How was Mr. Colbert in person?

He was awesome. He’s incredibly nice. When we first pulled up to the studio he hung his head out of his office on the fourth floor and gave us a big welcome. He came and heckled our soundcheck a bit and was humming our songs during rehearsal. It’s an honor to be on his show; first of all because we’re big fans, but also for us, we were so under the radar coming into that, he didn’t owe us any favors. He just had us on because he genuinely likes our music.

One of the great things about Lake Street Dive is that you’re gaining attention by the quality of your music, and you have never deviated from that mantra to be in the spotlight. What kind of obstacles have you faced with staying honest?

I feel great that we’ve never had to change what we were doing to fit any mold. It definitely took us longer to get where we are and to get people to start paying attention, but it just makes it all the more special that now we’re here and don’t sound like a million other bands and sound like ourselves, the band we’ve been striving for over the past ten years.

You all contributed songs to Bad Self Portraits. How do you typically construct a song?
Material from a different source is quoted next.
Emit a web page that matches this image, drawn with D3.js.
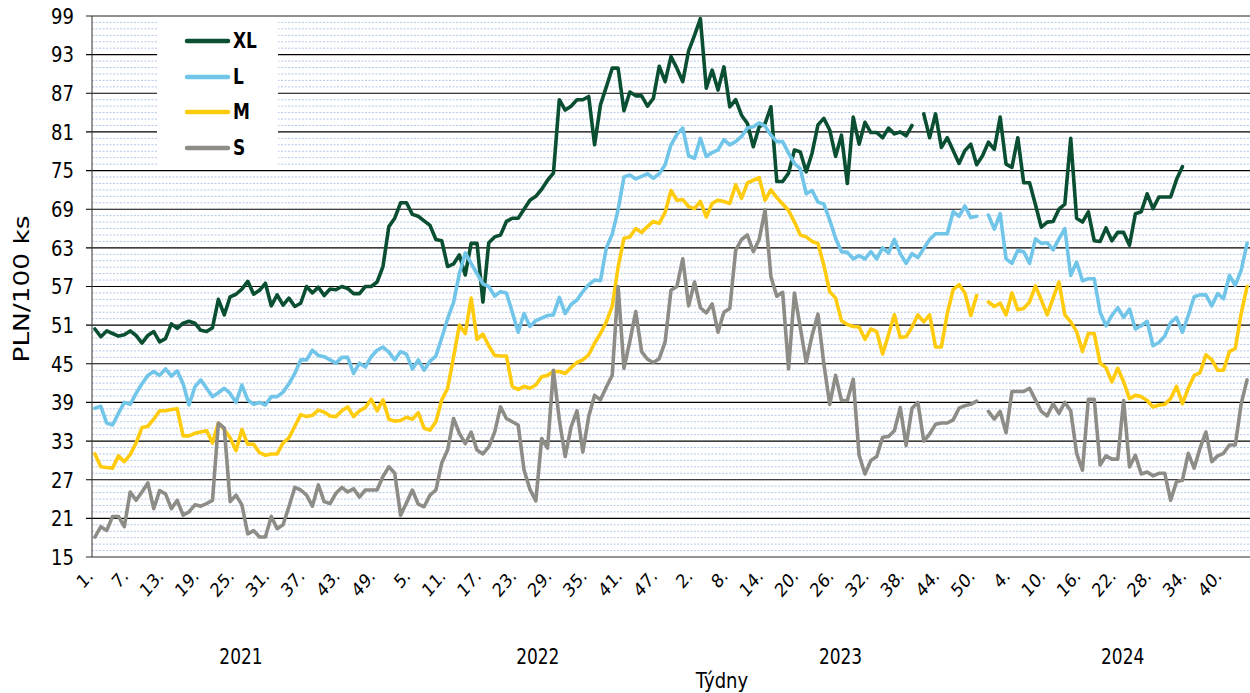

The songwriting thing has always been central to our band. We’re lucky to have people in the band that all write songs. We mostly write separate from one another and we learn a lot by each other’s writing and are inspired. It’s great because having four or five members could sound disjointed and nonsensical but because we’re all admirers of each other’s works, we’re able to be inspired and move our collective sound in the same direction together. We each have our message as songwriters, but the band has a big say in the arrangements of the song.

You’re playing a few festivals in 2014. Are there any you’re particularly excited about?

We’re playing at Bonnaroo for the first time, and that’s super exciting for me. I’ve always wanted to go there. There’s an incredible lineup—Elton John, Vampire Weekend and Flaming Lips. I’ve heard it’s crazy there, but hopefully we can avoid the madness and get into the music.